La Cour constitutionnelle de Roumanie a annoncé vendredi annuler les résultats du premier tour de l’élection présidentielle du 24 novembre et ordonner un nouveau scrutin. Une décision qui intervient au lendemain de la déclassification de documents du renseignement national faisant état d’une opération d’envergure sur TikTok en faveur du candidat pro-russe, Calin Georgescu, arrivé, contre toute attente, en tête au premier tour. Ce dernier dénonce un « coup d’État ».
Coup de théâtre en Roumanie. À deux jours du deuxième tour de la présidentielle, la Cour constitutionnelle a annoncé vendredi 6 décembre dans un communiqué annuler les résultats du premier tour de l’élection présidentielle du 24 novembre et ordonner un nouveau scrutin.
« Le processus électoral visant à élire le président de la Roumanie sera entièrement repris et le gouvernement fixera une nouvelle date et un nouveau calendrier pour les étapes nécessaires », a-t-elle précisé.
La juridiction a pris cette décision au lendemain de la déclassification de documents du renseignement national faisant état d’une opération d’envergure sur TikTok en faveur du candidat pro-russe, Calin Georgescu, arrivé en tête au premier tour contre toute attente.
Ce dernier a qualifié vendredi la décision de la Cour suprême de « coup d’État », selon une déclaration écrite transmise à la chaîne de télévision Realitatea TV.
Le 24 novembre, l’outsider d’extrême droite, ancien admirateur du président russe Vladimir Poutine, a obtenu le plus grand nombre de voix. Un résultat qui a suscité des craintes quant à l’avenir du pays, membre de l’UE et de l’Otan, et déclenché des manifestations.
Accusations d’ingérence russe
Déclassifiés mercredi par les autorités roumaines, ces documents détaillant des manœuvres de déstabilisation présumées rappellent des techniques employées par la Russie. Une note d’information de la Direction générale de la protection interne (DIPI) indique ainsi que la plateforme TikTok a été le théâtre d’une « campagne non-officielle » a laquelle ont participé « environ 130 influenceurs totalisant plus de huit millions d’abonnés ».
L’analyse métrique effectuée par le renseignement roumain révèle qu’entre le 13 et le 26 novembre, les contenus associés aux divers mots-dièse de la campagne de Calin Georgescu ont atteint la neuvième place des tendances TikTok dans le monde.
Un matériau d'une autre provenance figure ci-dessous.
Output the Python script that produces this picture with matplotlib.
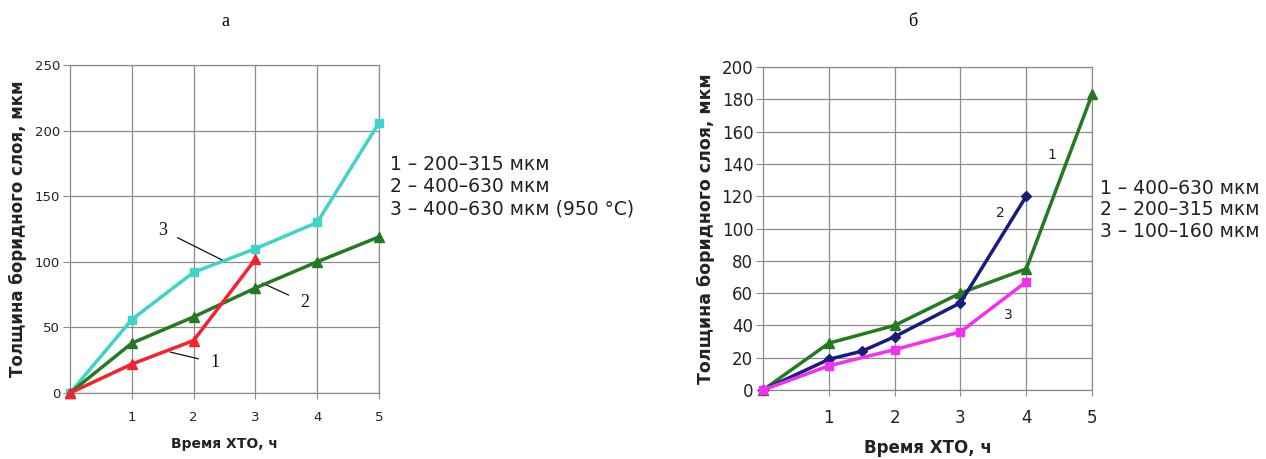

Toutefois, aucune trace d’une « amplification artificielle » de la diffusion de ces contenus n’a été révélée, d’après ce document.
Mis en cause, le réseau social TikTok a indiqué à l’AFP « n’avoir aucune preuve qu’une campagne coordonnée ait eu lieu sur la plateforme à ce jour ».
La Russie a démenti jeudi les accusations d’ingérence dans ce pays membre de l’UE et de l’Otan pour favoriser un candidat d’extrême droite opposé à l’aide européenne pour l’Ukraine.
« Nous rejetons fermement toutes les attaques hostiles, que nous considérons comme totalement infondées », a indiqué la porte-parole de la diplomatie russe, dénonçant « des accusations de plus en plus absurdes » à l’encontre de Moscou.
Klaus Iohannis restera en poste jusqu’à l’élection d’un nouveau président
Le président Klaus Iohannis a donné une courte allocution depuis le palais Cotroceni, à Bucarest, à 19 h heure locale (17 h GMT).
« La décision de la Cour constitutionnel s’impose à tous et nous la respecterons », a-t-il déclaré, ajoutant que cette décision était « extraordinaire » et que c’était la première fois dans l’histoire du pays qu’une élection présidentielle était ainsi annulée.
Sans nommer directement Calin Georgescu, Klaus Iohannis a brièvement rappelé les informations révélées par les documents déclassifiés du renseignement national : « Un candidat a bénéficié de manière non-officielle à une promotion massive. Ce même candidat a déclaré que ses frais de campagne étaient nuls, alors même qu’il a mené une campagne électorale très sophistiquée » sur les réseaux sociaux.
Les élections législatives n’ayant pas été annulées par la Cour constitutionnelle de Roumanie, ce sera au futur gouvernement de décider de la nouvelle date de l’élection présidentielle, a annoncé Klaus Iohannis.
« Je resterai en mandat jusqu’à l’élection du prochain président, comme le stipule la Constitution », a déclaré Klaus Iohannis, dont le mandat aurait normalement dû prendre fin le 21 décembre. « Je mènerai ce mandat jusqu’à son terme […] pour une Roumanie sûre, libre, européenne. »
Le président s’est ensuite adressé aux partenaires internationaux de la Roumanie pour les rassurer, répétant que le pays reste « stable », « solide », « pro-européen » et « l’allié de l’Otan ».